A ABEJ é a principal entidade nacional de organização da legislação para o ensino de jornalismo. É quem dialoga com o MEC (Ministério da Educação) e decide como o ensino de jornalismo no Brasil vai ser, define parâmetros pedagógicos e técnicas. Sou a diretora do Nordeste e também coordenadora do GP que tem mais visibilidade, o grupo de trabalho da ABEJ de projetos pedagógicos e as metodologias de ensino. Fiz o doutorado analisando o ensino da fotografia (acesse a tese aqui). A ABEJ não está interessada especificamente na fotografia, mas no ensino de jornalismo de maneira geral e cada um lá dentro luta pelos seus campos. Tem umas 4 a 5 pessoas de fotografia que tentam lutar para uma melhoria do ensino através das diretrizes, da legislação, de sugestões. O artigo que vou publicar semana que vem lá em Manaus, no encontro nacional do GP que eu coordeno, é a proposta de como inserir a fotografia nos cursos de jornalismo do Brasil.
Obs: O artigo citado por Agda na entrevista já foi publicado e está disponível aqui.
13- Para a área do jornalismo tem algum projeto em mente, alguma coisa que você pense em fazer que ainda não começou mas pensa em dar início?
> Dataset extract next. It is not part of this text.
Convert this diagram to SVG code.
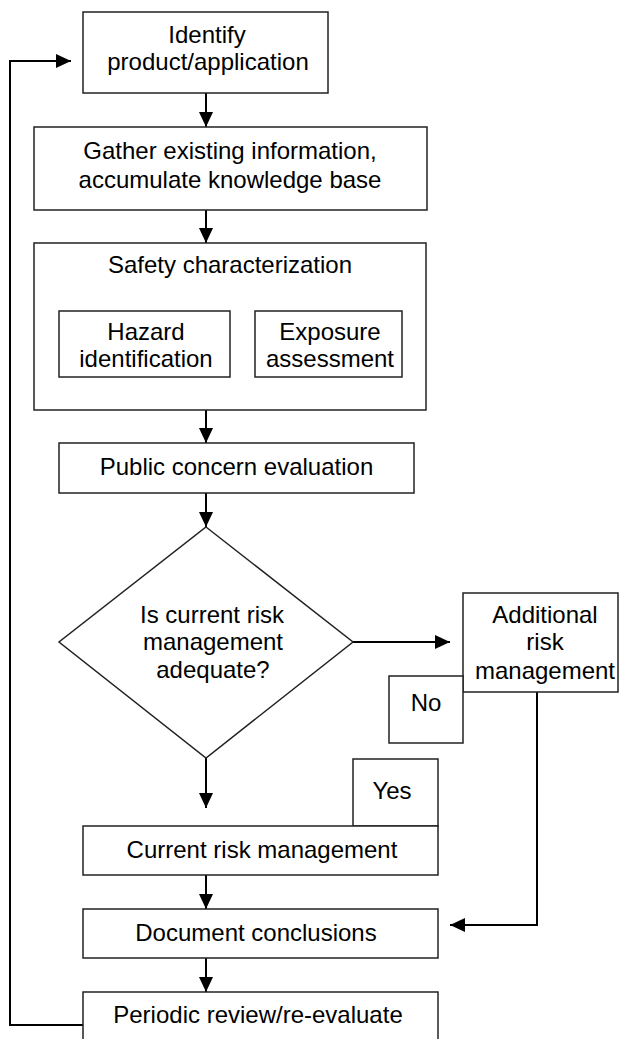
<svg xmlns="http://www.w3.org/2000/svg" width="619" height="1039" viewBox="0 0 619 1039">
<defs>
<style>
.box{fill:#fff;stroke:#222;stroke-width:1.5}
.t{font-family:"Liberation Sans",Arial,Helvetica,sans-serif;font-size:24px;fill:#000;text-anchor:middle}
.c{fill:none;stroke:#000;stroke-width:2}
</style>
<marker id="ah" markerWidth="15" markerHeight="14" refX="15" refY="7" orient="auto" markerUnits="userSpaceOnUse">
<path d="M0,0 L15,7 L0,14 Z" fill="#000"/>
</marker>
</defs>
<rect width="619" height="1039" fill="#fff"/>
<g id="connectors">
<path class="c" d="M206,93 V127" marker-end="url(#ah)"/>
<path class="c" d="M206,210 V243" marker-end="url(#ah)"/>
<path class="c" d="M206,410 V443" marker-end="url(#ah)"/>
<path class="c" d="M206,493 V527" marker-end="url(#ah)"/>
<path class="c" d="M353,642 H450" marker-end="url(#ah)"/>
<path class="c" d="M206,758 V808" marker-end="url(#ah)"/>
<path class="c" d="M537,692 V925 H450" marker-end="url(#ah)"/>
<path class="c" d="M206,875 V909" marker-end="url(#ah)"/>
<path class="c" d="M206,958 V992" marker-end="url(#ah)"/>
<path class="c" d="M83,1025 H10 V61 H71" marker-end="url(#ah)"/>
</g>
<g id="identify">
<rect class="box" x="83" y="12" width="245" height="81"/>
<text class="t" x="207" y="43">Identify</text>
<text class="t" x="208" y="70">product/application</text>
</g>
<g id="gather">
<rect class="box" x="34" y="127" width="393" height="83"/>
<text class="t" x="230" y="159">Gather existing information,</text>
<text class="t" x="230" y="188">accumulate knowledge base</text>
</g>
<g id="safety">
<rect class="box" x="34" y="243" width="392" height="167"/>
<text class="t" x="230" y="273">Safety characterization</text>
</g>
<g id="hazard">
<rect class="box" x="59" y="311" width="171" height="66"/>
<text class="t" x="146" y="340">Hazard</text>
<text class="t" x="146" y="367">identification</text>
</g>
<g id="exposure">
<rect class="box" x="255" y="311" width="147" height="66"/>
<text class="t" x="330" y="340">Exposure</text>
<text class="t" x="330" y="367">assessment</text>
</g>
<g id="public">
<rect class="box" x="59" y="443" width="355" height="50"/>
<text class="t" x="236.5" y="475">Public concern evaluation</text>
</g>
<g id="decision">
<polygon class="box" points="206,527 353,642 206,758 59,642"/>
<text class="t" x="212" y="623">Is current risk</text>
<text class="t" x="213" y="650">management</text>
<text class="t" x="213" y="678">adequate?</text>
</g>
<g id="additional">
<rect class="box" x="463" y="593" width="155" height="99"/>
<text class="t" x="545" y="623">Additional</text>
<text class="t" x="545" y="650">risk</text>
<text class="t" x="545" y="679">management</text>
</g>
<g id="no">
<rect class="box" x="389" y="676" width="74" height="67"/>
<text class="t" x="426" y="711">No</text>
</g>
<g id="yes">
<rect class="box" x="353" y="759" width="85" height="67"/>
<text class="t" x="392" y="799">Yes</text>
</g>
<g id="current">
<rect class="box" x="83" y="826" width="355" height="49"/>
<text class="t" x="262" y="858">Current risk management</text>
</g>
<g id="document">
<rect class="box" x="83" y="909" width="355" height="49"/>
<text class="t" x="256" y="941">Document conclusions</text>
</g>
<g id="periodic">
<rect class="box" x="83" y="992" width="355" height="60"/>
<text class="t" x="258" y="1023">Periodic review/re-evaluate</text>
</g>
</svg>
Tem, mas é segredo. Quero fazer no futuro próximo, um livro-reportagem com essas pesquisas sobre essas mulheres fotojornalistas paraibanas, fazer registro delas, digitalizar arquivos, montar um arquivo público. Eu almejo, a médio prazo, levantar quem são essas mulheres, suas histórias, os seus acervos, as que estão vivas, as que não estão, onde estão esses acervos. E no futuro a gente fazer um livro-reportagem sobre esses depoimentos, contando histórias das mulheres fotojornalistas da Paraíba, para saberem que a gente existe.
EXPEDIENTE
Fotografia e reportagem: Adrya Vitória e Izomara Magna
Monitoria: Ester Bezerra
Supervisão editorial: Ada Guedes e Rostand Melo
*Agda Aquino conciliou o trabalho nas duas universidades durante 10 anos. Mas, ao final de 2024, optou por se dedicar exclusivamente à UFPB. Esse post é uma homenagem de toda equipe do projeto de extensão Coletivo F8 à professora Agda, que também é colaboradora do projeto e integrante da comissão organizadora da Grão Fino Semana de Fotografia.
A chegada de Agda ao Departamento de Comunicação da UEPB em 2012 representou um ponto de virada para a área de fotografia no curso de Jornalismo. Ela iniciou a luta pela melhoria da estrutura do laboratório de fotografia e, principalmente, pelo respeito e reconhecimento ao trabalho de fotojornalistas e pesquisadores da imagem fotográfica no campo da comunicação. Se atualmente a fotografia ocupa um espaço de protagonismo no curso de Jornalismo, muito se deve ao papel exercido por Agda, desbravando esse caminho lá atrás. Obrigado Agda! Que a parceria e a amizade continuem de outro modo, para muito além da sigla escrita no crachá.